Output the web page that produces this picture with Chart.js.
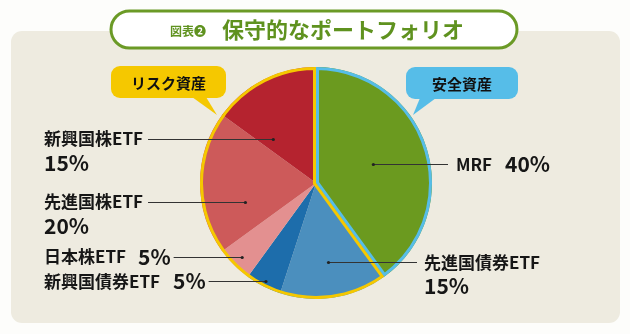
<!DOCTYPE html>
<html>
<head>
<meta charset="utf-8">
<script src="https://cdn.jsdelivr.net/npm/chart.js@4"></script>
<style>
  html, body { margin: 0; padding: 0; background: #fdfdfb; }
  #wrap { width: 630px; height: 334px; position: relative; }
</style>
</head>
<body>
<div id="wrap"><canvas id="pf"></canvas></div>
<script>
// ── データ ──────────────────────────────────────────────
const labels   = ['MRF', '先進国債券ETF', '新興国債券ETF', '日本株ETF', '先進国株ETF', '新興国株ETF']
const values   = [40, 15, 5, 5, 20, 15]
const colors   = ['#6b9a1f', '#4b8fbe', '#1d6dab', '#e39090', '#cd5a5a', '#b5232f']
// 安全資産 = MRF, リスク資産 = それ以外
const groups   = ['safe', 'risk', 'risk', 'risk', 'risk', 'risk']

const FONT = '"Noto Sans CJK JP", "Noto Sans", sans-serif'
const GROUP_COLOR = { safe: '#56bde8', risk: '#f5c800' }

// ラベル配置（スライス中心角からの位置、テキスト側）
const LABEL_LAYOUT = [
  { frac: .52, side: 'R', x: 456, inline: true, gap: 13 },
  { frac: .69, side: 'R', x: 424 },
  { frac: .95, side: 'L', x: 44, inline: true, gap: 13 },
  { frac: .90, side: 'L', x: 44, inline: true, gap: 12 },
  { frac: .63, ang: 255, side: 'L', x: 44 },
  { frac: .53, ang: 316, side: 'L', x: 44 }
]

function roundRect(ctx, x, y, w, h, r) {
  ctx.beginPath()
  ctx.moveTo(x + r, y)
  ctx.arcTo(x + w, y, x + w, y + h, r)
  ctx.arcTo(x + w, y + h, x, y + h, r)
  ctx.arcTo(x, y + h, x, y, r)
  ctx.arcTo(x, y, x + w, y, r)
  ctx.closePath()
}

function callout(ctx, x, y, w, h, fill, text, tail) {
  ctx.fillStyle = fill
  roundRect(ctx, x, y, w, h, 9)
  ctx.fill()
  ctx.beginPath()
  ctx.moveTo(tail[0], y + h - 1)
  ctx.lineTo(tail[1], y + h - 1)
  ctx.lineTo(tail[2], tail[3])
  ctx.closePath()
  ctx.fill()
  ctx.fillStyle = '#111'
  ctx.font = `bold 15px ${FONT}`
  ctx.textAlign = 'center'; ctx.textBaseline = 'middle'
  ctx.fillText(text, x + w / 2, y + h / 2 + 1)
}

// 背景・タイトル・吹き出し
const backdrop = {
  id: 'backdrop',
  beforeDraw(chart) {
    const { ctx } = chart
    ctx.save()
    ctx.fillStyle = '#fdfdfb'
    ctx.fillRect(0, 0, chart.width, chart.height)
    ctx.fillStyle = '#eeebe0'
    roundRect(ctx, 11, 31, 609, 292, 11)
    ctx.fill()

    // タイトル枠
    ctx.fillStyle = '#ffffff'
    ctx.strokeStyle = '#6b9a26'
    ctx.lineWidth = 3
    roundRect(ctx, 111, 11, 406, 37, 18.5)
    ctx.fill(); ctx.stroke()
    ctx.fillStyle = '#5f921f'
    ctx.textBaseline = 'middle'; ctx.textAlign = 'left'
    ctx.font = `bold 12px ${FONT}`
    ctx.fillText('図表❷', 170, 31)
    ctx.font = `bold 22px ${FONT}`
    ctx.fillText('保守的なポートフォリオ', 222, 30)

    callout(ctx, 111, 66, 115, 32, GROUP_COLOR.risk, 'リスク資産', [192, 206, 217, 115])
    callout(ctx, 406, 67, 112, 32, GROUP_COLOR.safe, '安全資産', [420, 436, 413, 115])
    ctx.restore()
  }
}

// グループごとの縁取り + 引き出し線ラベル
const decorations = {
  id: 'decorations',
  afterDatasetsDraw(chart) {
    const { ctx } = chart
    const arcs = chart.getDatasetMeta(0).data
    const cx = arcs[0].x, cy = arcs[0].y, R = arcs[0].outerRadius
    ctx.save()

    // 縁取り（各グループの扇形の内側に描く）
    ;['safe', 'risk'].forEach(g => {
      const idx = groups.map((v, i) => v === g ? i : -1).filter(i => i >= 0)
      const start = arcs[idx[0]].startAngle
      const end   = arcs[idx[idx.length - 1]].endAngle
      ctx.save()
      ctx.beginPath()
      ctx.moveTo(cx, cy)
      ctx.arc(cx, cy, R, start, end)
      ctx.closePath()
      ctx.clip()
      ctx.lineWidth = 6
      ctx.lineJoin = 'miter'
      ctx.strokeStyle = GROUP_COLOR[g]
      ctx.stroke()
      ctx.restore()
    })

    // ラベル
    arcs.forEach((a, i) => {
      const L = LABEL_LAYOUT[i]
      const mid = (a.startAngle + a.endAngle) / 2
      const ang = L.ang != null ? (L.ang - 90) * Math.PI / 180 : mid
      const dx = cx + Math.cos(ang) * R * L.frac
      const dy = cy + Math.sin(ang) * R * L.frac
      const name = labels[i], pct = values[i] + '%'
      const nameFont = `bold 17px ${FONT}`
      const pctFont  = `600 21px ${FONT}`

      ctx.textBaseline = 'middle'; ctx.textAlign = 'left'
      ctx.fillStyle = '#161616'
      ctx.font = nameFont
      const nameW = ctx.measureText(name).width
      let lineStart, lineEnd
      if (L.inline) {
        const gap = L.gap || 10
        ctx.font = nameFont
        ctx.fillText(name, L.x, dy)
        ctx.font = pctFont
        ctx.fillText(pct, L.x + nameW + gap, dy)
        const pW = ctx.measureText(pct).width
        if (L.side === 'L') { lineStart = L.x + nameW + gap + pW + 3; lineEnd = dx }
        else { lineStart = dx; lineEnd = L.x - 8 }
      } else {
        ctx.font = nameFont
        ctx.fillText(name, L.x, dy)
        ctx.font = pctFont
        ctx.fillText(pct, L.x, dy + 24)
        if (L.side === 'L') { lineStart = L.x + nameW + 5; lineEnd = dx }
        else { lineStart = dx; lineEnd = L.x - 7 }
      }
      ctx.strokeStyle = '#333'
      ctx.lineWidth = 1
      ctx.beginPath()
      ctx.moveTo(lineStart, Math.round(dy) + .5)
      ctx.lineTo(lineEnd, Math.round(dy) + .5)
      ctx.stroke()
      ctx.fillStyle = '#222'
      ctx.beginPath()
      ctx.arc(dx, Math.round(dy) + .5, 1.6, 0, Math.PI * 2)
      ctx.fill()
    })
    ctx.restore()
  }
}

new Chart(document.getElementById('pf'), {
  type: 'pie',
  plugins: [backdrop, decorations],
  data: {
    labels,
    datasets: [{ data: values, backgroundColor: colors, borderWidth: 0 }]
  },
  options: {
    responsive: true, maintainAspectRatio: false,
    animation: false,
    layout: { padding: { left: 200, right: 198, top: 67, bottom: 35 } },
    plugins: { legend: { display: false }, tooltip: { enabled: false } }
  }
})
</script>
</body>
</html>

————

= What you need to do =
Exactly as written, please give again the lines from the beginning of the listing through the line containing "safe: '#56bde8', risk: '#f5c800'", inclusive, without any pictures.

= Reply =
Output the web page that produces this picture with Chart.js.
<!DOCTYPE html>
<html>
<head>
<meta charset="utf-8">
<script src="https://cdn.jsdelivr.net/npm/chart.js@4"></script>
<style>
  html, body { margin: 0; padding: 0; background: #fdfdfb; }
  #wrap { width: 630px; height: 334px; position: relative; }
</style>
</head>
<body>
<div id="wrap"><canvas id="pf"></canvas></div>
<script>
// ── データ ──────────────────────────────────────────────
const labels   = ['MRF', '先進国債券ETF', '新興国債券ETF', '日本株ETF', '先進国株ETF', '新興国株ETF']
const values   = [40, 15, 5, 5, 20, 15]
const colors   = ['#6b9a1f', '#4b8fbe', '#1d6dab', '#e39090', '#cd5a5a', '#b5232f']
// 安全資産 = MRF, リスク資産 = それ以外
const groups   = ['safe', 'risk', 'risk', 'risk', 'risk', 'risk']

const FONT = '"Noto Sans CJK JP", "Noto Sans", sans-serif'
const GROUP_COLOR = { safe: '#56bde8', risk: '#f5c800' }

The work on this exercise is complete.